Но если жертвы не вызывают сочувствия, то зачем автору вновь потребовалось тревожить тени вампиров и цукербринов, неужели ему так интересны эти зловещие фигуры? Предвидя подобные вопросы, Пелевин вложил в уста главного писателя изображаемой эпохи едкий ответ: «Это, знаете, как пустить собаку на вернисаж. Она обойдет все картины и скажет: "Ну что такое, везде одно масло! Я по три раза понюхала — тут масло, и тут масло, и тут тоже масло. Зачем столько раз одно и то же? Вот то ли дело на помойке при сосисочной фабрике!"» Однако не оставляет ощущение, что этим маслом нередко пишется один и тот же портрет. Правда, позирует автору отнюдь не рядовой натурщик, а тот, кого в «Empire V» он назвал Начальнегом Мира. Проще говоря, из романа в роман Виктор Пелевин занимается делом весьма почтенным — богоборчеством. Особенно почтенным в силу того, что бог изображаемого им мира — вне всякого сомнения, дьявол.
Но есть в новом романе и что-то еще — например, сцена, когда молодые герои подходят к Красной площади и слышат марш — «одну из тех мелодий, под которые люди, верящие в распятого бога, ходили когда-то на рандеву с картечью. Задолго до чипов. Задолго до банок. Задолго до карбоновой эры. Как свежо, должно быть, было на земле!». Какие из этих слов всерьез, а какие — чтобы посмеяться над тем, кто бы это сказал, как обычно у Пелевина, практически неопределимо. Однако в следующем абзаце мы узнаем, что оркестр исполнял не что иное, как «Тотлебен». И вот эта музыка — малоизвестный марш, сочиненный в честь гениального инженера, героя Севастопольской обороны,— звучит уже неамбивалентно. Возникает сомнение: действительно ли Пелевин просто в очередной раз моделирует будущее — или, хотя бы отчасти, рисует тот его вариант, в котором ему самому не противно было бы оказаться?

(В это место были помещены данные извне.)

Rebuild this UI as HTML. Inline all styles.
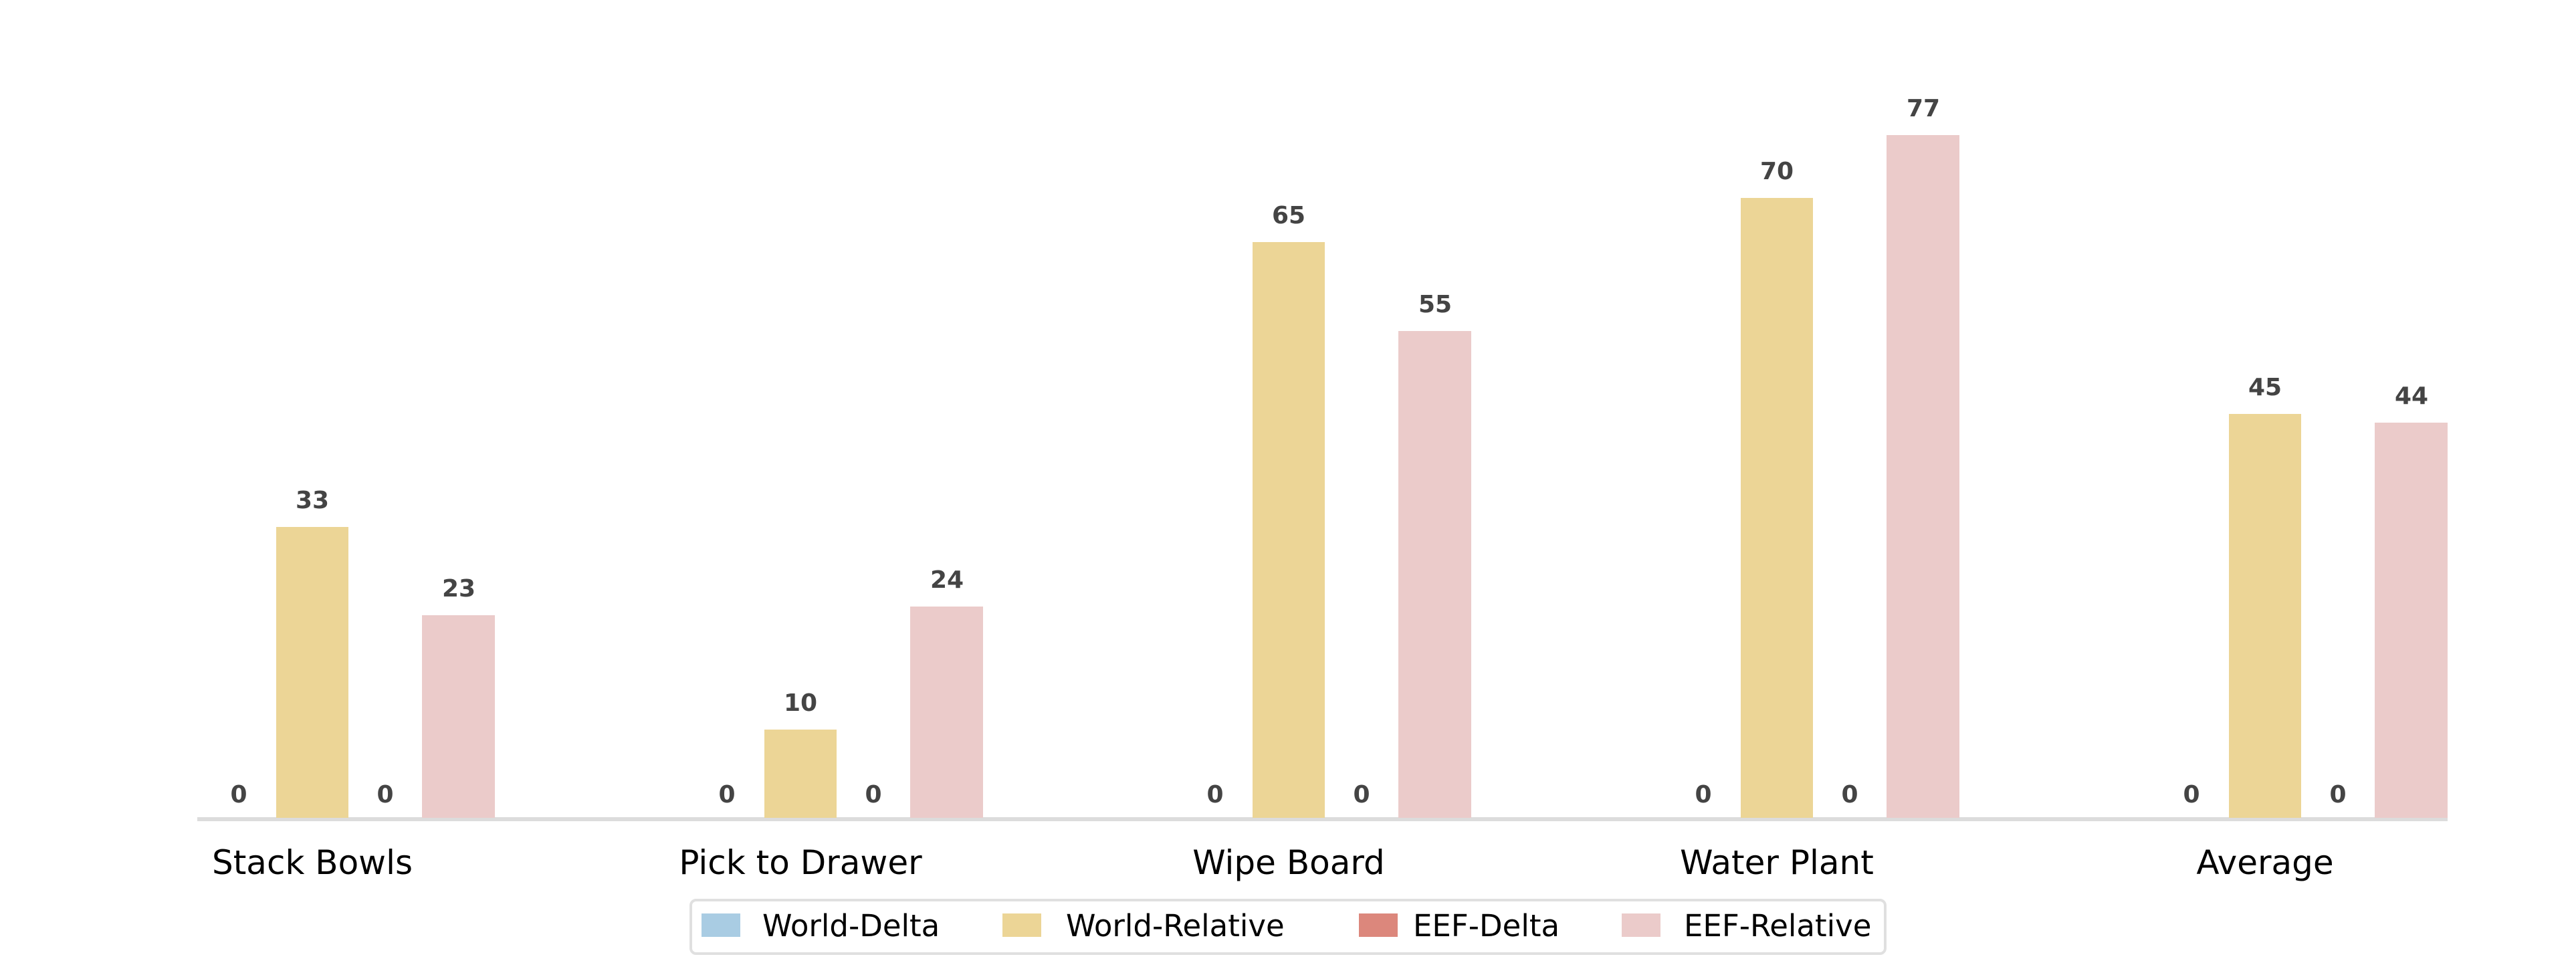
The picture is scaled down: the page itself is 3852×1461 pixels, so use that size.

Но нет. Очень скоро приходится убедиться, что человек, придумавший пулемет с глиняным пальцем, не щадит не только придуманных им персонажей, но и свои представления о лучшем и должном. Возможно, в них-то он и целится, а в айфаки и цукербринов попадает лишь рикошетом. Возможно, потому и не устает повторять одно и то же из романа в роман, что спор ведет в первую очередь с собою самим. А читатель, которого давно уже убеждать не надо,— просто небольшая помеха на пути волн, испускаемых мятущимся писательским мозгом.